A slangy “dress code” included in a computer science course syllabus at historically black college North Carolina Agricultural and Technical University has reportedly been removed after social media users complained it was “anti-black,” despite its author being a black man himself, Forbes reported on Thursday.
The instructor, named by several Twitter users as NC A&T professor Derrick LeFlore, warned his undergraduate students that “Bonnets, Durag [sic], Hoodies, Booty Shorts, Coochie Cutter Shorts, Twerk Shorts” were forbidden in the classroom.
“If you wear it to bed or the club, don’t wear it to [class],” the syllabus, posted to Twitter last week, warned. LeFlore appeared to request a “business casual” dress code from his students, though the full text of the dress code was cut off in the posted screenshot.
While the professor is himself black, the selection of clothing items he chose to forbid – and the language he used to describe them – led some to accuse him of anti-blackness.
The hoodie ban in particular got a hostile reaction, with several commenters drawing a qualitative distinction between the garment and mere booty shorts (or twerk shorts) in terms of both utility (classrooms get cold) and decorum (“people literally wear hoodies to jobs now,” one user pointed out).

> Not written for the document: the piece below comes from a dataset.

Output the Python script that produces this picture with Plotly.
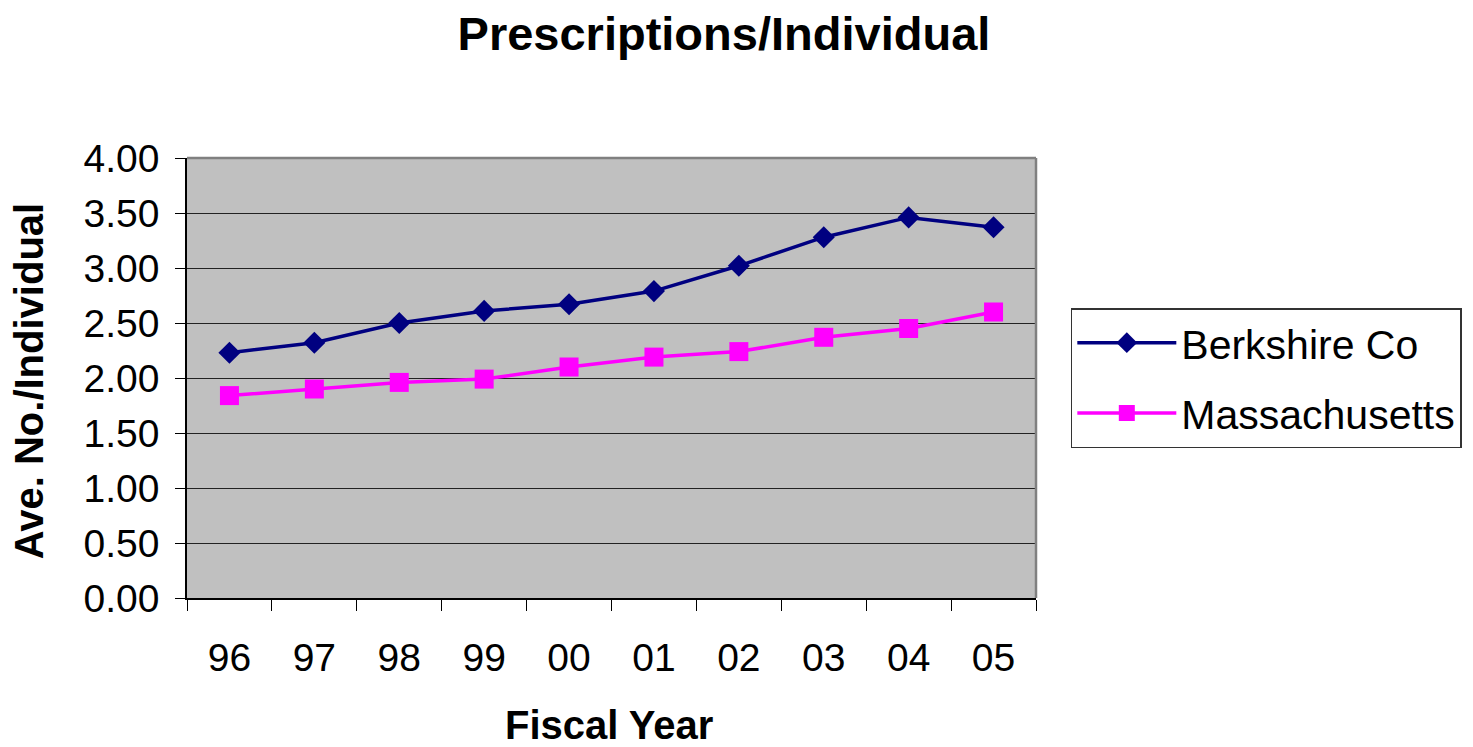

The hoodie took on fraught political significance after the 2012 shooting of 17-year-old black teenager Trayvon Martin by amateur neighborhood watchman George Zimmerman when Fox & Friends TV host Geraldo Rivera blamed the oversized hoodie Martin was wearing for firing up Zimmerman's suspicions, urging black parents to keep their kids away from similarly sinister sweatshirts.
Other commenters argued it wasn't so much LeFlore's choice of forbidden garments that constituted an anti-black dog whistle, but his terminology. It was inappropriate for a male professor to be using terms like “coochie cutter” in an official document, even amounting to sexual harassment, some said.
While some defended the beleaguered professor, reasoning he was just trying to inculcate a sense of professionalism by using the kind of casual vocabulary he thought would connect with students, commenters were claiming by Wednesday that he had deleted the offending text.